The benefits for corporates are clear in terms of price and speed. Corporates will also appreciate the elimination of settlement risk. Further, Ripple uses industry standard ISO and MT messaging, and because participants are both directly and multilaterally connected there is no loss of corporate data in the payment messages. Known fees and complete messages make for much higher auto reconciliation rates.
Unlike some other fintechs, Ripple is bank centric. Banks, rather than their customers, connect to the Ripple network. This has two big benefits. First, customers are used to trusting banks – which is better than having to get comfortable with entrusting your money to some fintech you have never heard of. Second, regulators are comfortable with banks – which means they will not pull the plug on Ripple as they might with non-bank fintechs.

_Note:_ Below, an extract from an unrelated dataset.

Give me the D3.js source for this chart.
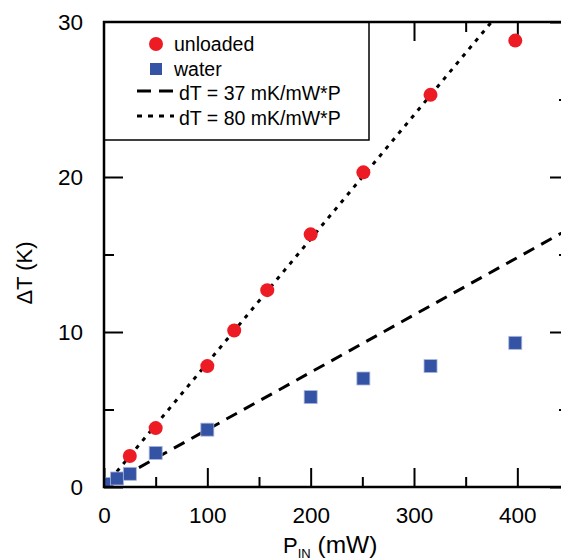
<!DOCTYPE html>
<html>
<head>
<meta charset="utf-8">
<script src="https://cdn.jsdelivr.net/npm/d3@7"></script>
<style>
  body { margin: 0; background: #fff; }
  svg { display: block; font-family: Arial, "Liberation Sans", sans-serif; }
</style>
</head>
<body>
<div id="chart"></div>
<script>
// measured points (P in mW, dT in K)
var unloadedP = [25, 50, 100, 126, 158, 200, 251, 316, 398];
var unloadedT = [2.0, 3.8, 7.8, 10.1, 12.7, 16.3, 20.3, 25.3, 28.8];
var waterP = [3, 12.6, 25, 50, 100, 200, 251, 316, 398];
var waterT = [0.2, 0.55, 0.85, 2.2, 3.7, 5.8, 7.0, 7.8, 9.3];

// linear fits dT = k * P (K per mW)
var fitSlopes = [0.037, 0.080];
var fitLabels = ["dT = 37 mK/mW*P", "dT = 80 mK/mW*P"];
var fitRange = [0, 450];

var xMajor = [0, 100, 200, 300, 400];
var xMinor = [50, 150, 250, 350];
var yMajor = [0, 10, 20, 30];
var yMinor = [5, 15, 25];

var width = 561, height = 560;
// plot box edges (right edge sits just outside the window)
var pL = 104, pT = 22, pR = 569, pB = 487;

var svg = d3.select("#chart").append("svg")
    .attr("width", width)
    .attr("height", height);

var x = d3.scaleLinear().domain([0, 450]).range([pL, pR]);
var y = d3.scaleLinear().domain([0, 30]).range([pB, pT]);

svg.append("defs").append("clipPath")
    .attr("id", "plot")
    .append("rect")
    .attr("x", pL).attr("y", pT)
    .attr("width", pR - pL).attr("height", pB - pT);

function axisStyle(g) {
    g.select(".domain").remove();
    g.selectAll(".tick line").attr("stroke", "#000").attr("stroke-width", 2);
    g.selectAll(".tick text").attr("fill", "#000").style("font-size", "22.5px");
}

// bottom + top
svg.append("g")
    .attr("transform", "translate(0," + pB + ")")
    .call(d3.axisBottom(x).tickValues(xMajor).tickSize(-19).tickPadding(20))
    .call(axisStyle);
svg.append("g")
    .attr("transform", "translate(0," + pB + ")")
    .call(d3.axisBottom(x).tickValues(xMinor).tickSize(-10).tickFormat(""))
    .call(axisStyle);
svg.append("g")
    .attr("transform", "translate(0," + pT + ")")
    .call(d3.axisTop(x).tickValues(xMajor).tickSize(-19).tickFormat(""))
    .call(axisStyle);
svg.append("g")
    .attr("transform", "translate(0," + pT + ")")
    .call(d3.axisTop(x).tickValues(xMinor).tickSize(-10).tickFormat(""))
    .call(axisStyle);

// left + right
svg.append("g")
    .attr("transform", "translate(" + pL + ",0)")
    .call(d3.axisLeft(y).tickValues(yMajor).tickSize(-19).tickPadding(21))
    .call(axisStyle);
svg.append("g")
    .attr("transform", "translate(" + pL + ",0)")
    .call(d3.axisLeft(y).tickValues(yMinor).tickSize(-10).tickFormat(""))
    .call(axisStyle);
svg.append("g")
    .attr("transform", "translate(" + pR + ",0)")
    .call(d3.axisRight(y).tickValues(yMajor).tickSize(-19).tickFormat(""))
    .call(axisStyle);
svg.append("g")
    .attr("transform", "translate(" + pR + ",0)")
    .call(d3.axisRight(y).tickValues(yMinor).tickSize(-10).tickFormat(""))
    .call(axisStyle);

// fit lines
var dashes = ["12,8", "4,6"];
var plot = svg.append("g").attr("clip-path", "url(#plot)");
fitSlopes.forEach(function(k, i) {
    plot.append("line")
        .attr("x1", x(fitRange[0])).attr("y1", y(k * fitRange[0]))
        .attr("x2", x(fitRange[1])).attr("y2", y(k * fitRange[1]))
        .attr("stroke", "#000")
        .attr("stroke-width", 3)
        .attr("stroke-dasharray", dashes[i]);
});

// water squares
var sq = 13;
plot.selectAll(".water")
    .data(d3.zip(waterP, waterT))
    .enter().append("rect")
    .attr("x", function(d) { return x(d[0]) - sq / 2; })
    .attr("y", function(d) { return y(d[1]) - sq / 2; })
    .attr("width", sq).attr("height", sq)
    .attr("fill", "#3553a4")
    .attr("stroke", "#a9b6dc")
    .attr("stroke-width", 0.8);

// unloaded circles
plot.selectAll(".unloaded")
    .data(d3.zip(unloadedP, unloadedT))
    .enter().append("circle")
    .attr("cx", function(d) { return x(d[0]); })
    .attr("cy", function(d) { return y(d[1]); })
    .attr("r", 7)
    .attr("fill", "#ed1c24");

// legend
var lg = svg.append("g");
lg.append("rect")
    .attr("x", pL).attr("y", pT)
    .attr("width", 369 - pL).attr("height", 140 - pT)
    .attr("fill", "#fff")
    .attr("stroke", "#000")
    .attr("stroke-width", 1.5);
lg.append("circle").attr("cx", 156).attr("cy", 44).attr("r", 7).attr("fill", "#ed1c24");
lg.append("rect").attr("x", 150).attr("y", 63).attr("width", 12).attr("height", 12).attr("fill", "#3553a4");
lg.append("line").attr("x1", 137).attr("x2", 174).attr("y1", 91).attr("y2", 91)
    .attr("stroke", "#000").attr("stroke-width", 3).attr("stroke-dasharray", "14,8");
lg.append("line").attr("x1", 137).attr("x2", 174).attr("y1", 116).attr("y2", 116)
    .attr("stroke", "#000").attr("stroke-width", 3).attr("stroke-dasharray", "5,6");
var legendText = ["unloaded", "water"].concat(fitLabels);
lg.selectAll(".lt")
    .data(legendText)
    .enter().append("text")
    .attr("x", function(d, i) { return i < 2 ? 174 : 179; })
    .attr("y", function(d, i) { return 51 + i * 24.5; })
    .style("font-size", "19.5px")
    .text(function(d) { return d; });

// frame
svg.append("path")
    .attr("d", "M" + pR + "," + pT + "H" + pL + "V" + pB + "H" + pR)
    .attr("fill", "none").attr("stroke", "#000").attr("stroke-width", 2.5);
svg.append("line")
    .attr("x1", pR).attr("x2", pR).attr("y1", pT).attr("y2", pB)
    .attr("stroke", "#000").attr("stroke-width", 2.5);

// axis titles
var xt = svg.append("text")
    .attr("x", 283).attr("y", 553)
    .style("font-size", "22px");
xt.append("tspan").text("P");
xt.append("tspan").attr("dy", 5).style("font-size", "13px").text("IN");
xt.append("tspan").attr("dy", -5).style("font-size", "24.5px").text(" (mW)");

svg.append("text")
    .attr("transform", "translate(32,273) rotate(-90)")
    .attr("text-anchor", "middle")
    .style("font-size", "22px")
    .text("ΔT (K)");
</script>
</body>
</html>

Although Ripple is also a blockchain company, and has its own currency code XRP, the cross-border payments are using a subset of blockchain technology. Ripple uses the consensual validation of encrypted hashes to secure the messages across the Ripple network, but does not hold the ledger. Ripple calls this Inter Ledger Protocol (ILP) and they have open sourced it to public domain.

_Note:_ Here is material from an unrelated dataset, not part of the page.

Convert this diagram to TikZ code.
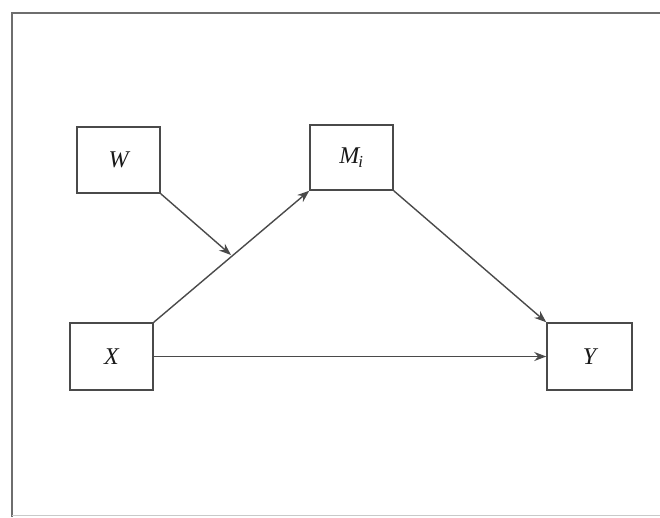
\documentclass[tikz,border=0pt]{standalone}
\usepackage{fontspec}
\setmainfont{Liberation Serif}
\usetikzlibrary{arrows.meta}
\definecolor{ln}{HTML}{4A4A4A}
\newcommand{\lbl}[1]{\fontsize{24}{28}\selectfont\itshape #1}
\tikzset{
  varbox/.style={draw=ln, line width=1.5pt, minimum width=83pt, minimum height=66pt, inner sep=0pt, text=black!90},
  conn/.style={draw=ln, line width=1.4pt, -{Stealth[length=12pt,width=9pt]}},
  frame/.style={draw=ln!80, line width=1.2pt}
}
\begin{document}
\begin{tikzpicture}[x=1pt,y=-1pt]
\useasboundingbox (0,0) rectangle (660,517);
\draw[frame] (12,517) -- (12,13) -- (660,13);
\draw[draw=ln!30, line width=0.8pt] (12,515) -- (660,515);
\node[varbox] (W) at (118.5,160) {\lbl{W}};
\node[varbox, minimum height=65pt] (M) at (351.5,157.5) {\lbl{M\textsubscript{\kern-1pt i}}};
\node[varbox, minimum height=67pt] (X) at (111.5,356.5) {\lbl{X}};
\node[varbox, minimum width=85pt, minimum height=67pt] (Y) at (589.5,356.5) {\lbl{Y}};
\coordinate (J) at (231,255);
\draw[conn] (X.north east) -- (M.south west);
\draw[conn] (W.south east) -- (J);
\draw[conn] (M.south east) -- (Y.north west);
\draw[conn] (X.east) -- (Y.west);
\end{tikzpicture}
\end{document}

ILP allows Ripple to connect existing bank ledgers. This lowers barriers to entry. In effect, banks connect their core systems to the Ripple network – analogous to how they currently connect their core systems to the SWIFT network.
Although it happens within seconds, the Ripple process is holistic, including rich information exchange, liquidity provision and currency conversion. By contrast, the traditional method provides minimal information, liquidity through correspondents, and no conversion (and takes hours or days, and costs more).
Instead of using fixed correspondents, Ripple implements an automated instant auction for liquidity provision and FX, thus assuring best price execution. Banks can restrict their requests for quotation to counterparties matching specific requirements like rating and regulatory standing. KYC and AML compliance is of course covered.
From a corporate treasury perspective, this is analogous to using an eFX platform to get quotes from multiple banks (except that it is purely bank to bank).
There are four key stages:
Get quote: the originating bank sends out a request for quotation across the Ripple network for the payment in question. Quotes received in reply include FX rates and fees as well as compliance requirements.
Accept quote: the originating bank accepts the best quote for which they can meet the compliance requirements. The beneficiary bank can then lock the quote. At this point Ripple blocks funds in the two banks’ ledgers – something like a sub second escrow arrangement (without transfer of title at this point).
Submit sending payment: the originating bank transfers the funds out of the payer’s account and through ILP to the FX or beneficiary bank.
Submit receiving payment: the beneficiary bank confirms that funds have been credited to the beneficiary’s account.
The submit receiving payment signifies that funds have been credited to the beneficiary’s account. All of this happens within one or two seconds. As noted above, this is both more holistic and less complicated than the current process, not to mention much faster and cheaper.
In response to the challenge from Ripple, SWIFT have launched their Global Payments Innovation Initiative (GPII). Leveraging the current SWIFT messaging and correspondent banking that are the backbone of old cross-border payments, GPII is basically a set of rules to commit banks to behave more reasonably in cross-border payments, supported by payment tracking and data to monitor adherence to these new rules.
The rules are encapsulated in the service level agreement (SLA) that banks must sign to join GPII. This SLA discourages banks from float (theft of value days), opaque charging and delays.
To support this SLA, SWIFT have built an “observer” system so that partner banks can monitor the SLA compliance of their partners across the system.
To entertain the payment originators, SWIFT have developed a payment tracker, on which the payment’s progress can be viewed in near real time. This will be white labelled by banks for their clients.
The SLA is essentially a commercial challenge for banks. The increased transparency will limit their rent extraction (some banks’ internal processes may be so weak that they genuinely have trouble complying with the SLA, but most corporate cash management banks can do same day reasonably priced cross-border payments when they want to).
The tracker is more of a technical problem. First, some banks may have difficulty tracking payments through their systems at all. Second, it requires the creative use of MT199 free format messages to achieve the requisite updates (trade for corporates similarly uses MT798 free format messages to send L/C related messages). Although it is notionally good old-fashioned SWIFT messaging (MT was designed for telex in the 1970s), implementation is akin to a new system.
SWIFT’s 10,000 bank members would appear to give GPII a big head start, it is far from clear how many banks will end up joining GPII. The take up rate amongst banks for SWIFT for Corporates has been agonisingly slow; ditto for trade.
Ripple vs GPII
It should be clear by now that Ripple offers a faster, cheaper and more complete process. The inclusion of FX gets customers away from the exorbitant “board rates” that banks currently apply for cross-border payments. The auction process will result in better rates and fees for both banks and their customers.